Politique
[Info Frontières] – La France insoumise dépose une loi pour abroger le délit d’apologie du terrorisme
Ce mardi 19 novembre, le député Ugo Bernalicis, membre du groupe La France insoumise, a déposé une proposition de loi. Elle vise l’abrogation pure et simple du délit d’apologie du terrorisme, inscrit dans le code pénal français depuis 2014. Pour lui, cet outil juridique est devenu une menace directe contre la liberté d’expression, détourné de son objectif initial, surtout depuis les attaques du 7 octobre.
Dans sa proposition, le député s’attaque à un usage qu’il juge abusif et disproportionné du délit d’apologie du terrorisme, inscrit à l’article 421-2-5 du code pénal. Initialement conçu pour combattre la glorification explicite des actes terroristes, ce dispositif est accusé d’être utilisé de manière détournée, notamment pour sanctionner des opinions critiques ou des expressions politiques.
Une montée en puissance depuis les attaques du Hamas
Pour le député LFI, l’utilisation de ce délit s’est intensifiée après les attaques du Hamas en Israël le 7 octobre 2023. Une circulaire du garde des Sceaux, Éric Dupond-Moretti, datée du 10 octobre 2024, a demandé aux magistrats de réprimer fermement tout discours jugé favorable aux actions du Hamas ou du Djihad islamique.
Le texte de cette circulaire est sans équivoque : « la tenue publique de propos vantant les attaques précitées, en les présentant comme une légitime résistance à Israël, ou la diffusion publique de message incitant à porter un jugement favorable sur le Hamas ou le Djihad islamique, en raison des attaques qu’ils ont organisées, devront ainsi faire l’objet de poursuites du chef précité ». Pour Ugo Bernalicis, cette directive, si elle a permis de sanctionner certains discours incitant explicitement à la violence, a également conduit à des dérives répressives contre des opinions politiques divergentes.
Une explosion des poursuites judiciaires
Les chiffres illustrent la portée de cette répression : selon Le Monde, 626 procédures pour apologie du terrorisme étaient ouvertes au 30 janvier 2024, dont 278 liées au pôle national de lutte contre la haine en ligne. Ces données, en forte hausse par rapport aux années précédentes, inquiètent les défenseurs des libertés publiques.

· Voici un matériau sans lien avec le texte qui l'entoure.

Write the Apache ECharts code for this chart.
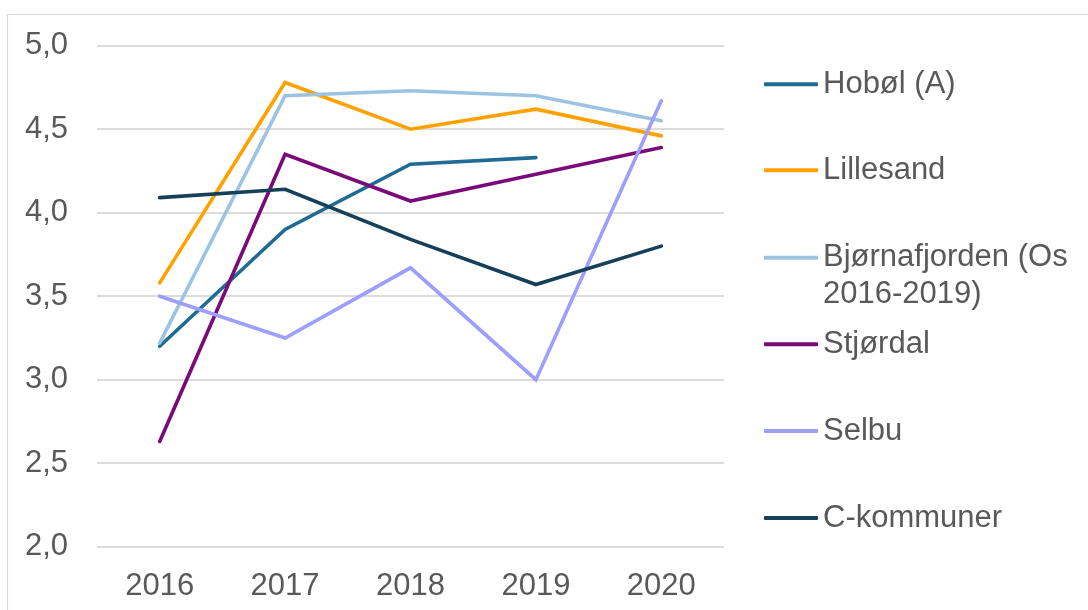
<!DOCTYPE html>
<html>
<head>
<meta charset="utf-8">
<script src="https://cdn.jsdelivr.net/npm/echarts@6/dist/echarts.min.js"></script>
<style>
  html, body { margin: 0; padding: 0; background: #fff; }
  #chart { width: 1088px; height: 610px; }
</style>
</head>
<body>
<div id="chart"></div>
<script>
// Years on the category axis
const years = ['2016', '2017', '2018', '2019', '2020'];

// Scores per municipality (null = no value that year)
const hobol = [3.20, 3.90, 4.29, 4.33, null];
const lillesand = [3.58, 4.78, 4.50, 4.62, 4.46];
const bjornafjorden = [3.22, 4.70, 4.73, 4.70, 4.55];
const stjordal = [2.63, 4.35, 4.07, 4.23, 4.39];
const selbu = [3.50, 3.25, 3.67, 3.00, 4.67];
const cKommuner = [4.09, 4.14, 3.84, 3.57, 3.80];

// Series names as shown in the legend
const names = ['Hobøl (A)', 'Lillesand', 'Bjørnafjorden (Os\n2016-2019)', 'Stjørdal', 'Selbu', 'C-kommuner'];
const values = [hobol, lillesand, bjornafjorden, stjordal, selbu, cKommuner];
const colors = ['#1F6B93', '#FFA200', '#9DC3E3', '#7A0A7A', '#9E9EFF', '#163F5A'];

// Value axis range
const yMin = 2.0, yMax = 5.0, yStep = 0.5;

const FONT = 'Liberation Sans, Arial, sans-serif';
const FS = 31;
const LH = 36.6;
const textColor = '#595959';

const chart = echarts.init(document.getElementById('chart'), null, { renderer: 'canvas' });

// One legend block per series so each entry sits on its own row;
// a two-line entry gets a leading blank line so its first line stays level with the swatch
const legendCenters = [82.3, 168.3, 255.7, 342.3, 429, 516];
const legends = names.map((n, i) => {
  const multi = n.indexOf('\n') >= 0;
  return {
    data: [n],
    orient: 'vertical',
    left: 764,
    top: (multi ? legendCenters[i] - 1.5 * LH : legendCenters[i] - LH / 2) + 2,
    padding: 0,
    icon: 'roundRect',
    itemWidth: 54,
    itemHeight: 4,
    selectedMode: false,
    formatter: name => (multi ? '\n' + name : name),
    textStyle: {
      fontFamily: FONT,
      fontSize: FS,
      lineHeight: LH,
      color: textColor
    }
  };
});

const series = names.map((n, i) => ({
  name: n,
  type: 'line',
  data: values[i],
  showSymbol: false,
  symbol: 'none',
  connectNulls: false,
  lineStyle: { width: 3.6, color: colors[i], cap: 'round', join: 'miter' },
  itemStyle: { color: colors[i] },
  emphasis: { disabled: true }
}));

chart.setOption({
  animation: false,
  backgroundColor: '#ffffff',
  graphic: [{
    type: 'rect',
    shape: { x: 7.5, y: 14.5, width: 1200, height: 700 },
    style: { fill: 'none', stroke: '#d9d9d9', lineWidth: 1.2 },
    silent: true,
    z: -10
  }],
  legend: legends,
  grid: { left: 97, right: 364, top: 45.7, bottom: 63.3, containLabel: false },
  xAxis: {
    type: 'category',
    data: years,
    boundaryGap: true,
    axisLine: { show: false },
    axisTick: { show: false },
    axisLabel: { fontFamily: FONT, fontSize: FS, color: textColor, margin: 24 }
  },
  yAxis: {
    type: 'value',
    min: yMin,
    max: yMax,
    interval: yStep,
    axisLine: { show: false },
    axisTick: { show: false },
    splitLine: { lineStyle: { color: '#dcdcdc', width: 2 } },
    axisLabel: {
      fontFamily: FONT, fontSize: FS, color: textColor, margin: 29,
      formatter: v => v.toFixed(1).replace('.', ',')
    }
  },
  series: series
});
</script>
</body>
</html>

D’après LFI, un climat de surveillance politique s’installe , ciblant notamment Mathilde Panot, présidente du groupe, et Rima Hassan, élue européenne. Ces deux élues ont été convoquées en justice pour des propos publics critiquant les politiques israéliennes, assimilés à une apologie du terrorisme.
Une législation jugée floue et dangereuse ?
L’article 421-2-5 du code pénal est particulièrement critiqué pour son flou juridique, qui laisse une large marge d’interprétation aux juges et aux autorités. Cette incertitude contribue, selon la Cour européenne des droits de l’Homme (CEDH), à fragiliser les bases mêmes d’une société démocratique. « La liberté d’expression n’est pas faite seulement pour les idées et informations inoffensives, mais aussi pour celles qui choquent ou inquiètent », rappelle la CEDH.
L’alternative proposée par LFI
La proposition de loi d’Ugo Bernalicis vise à abroger cet article controversé et à revenir aux dispositions de la loi sur la presse de 1881 pour traiter les abus de liberté d’expression. Outre l’abrogation de l’article 421-2-5, le texte prévoit deux rapports parlementaires sur l’usage passé de ce délit, l’un portant sur son application depuis 2014, et l’autre spécifiquement sur les procédures engagées après les attaques du 7 octobre 2023.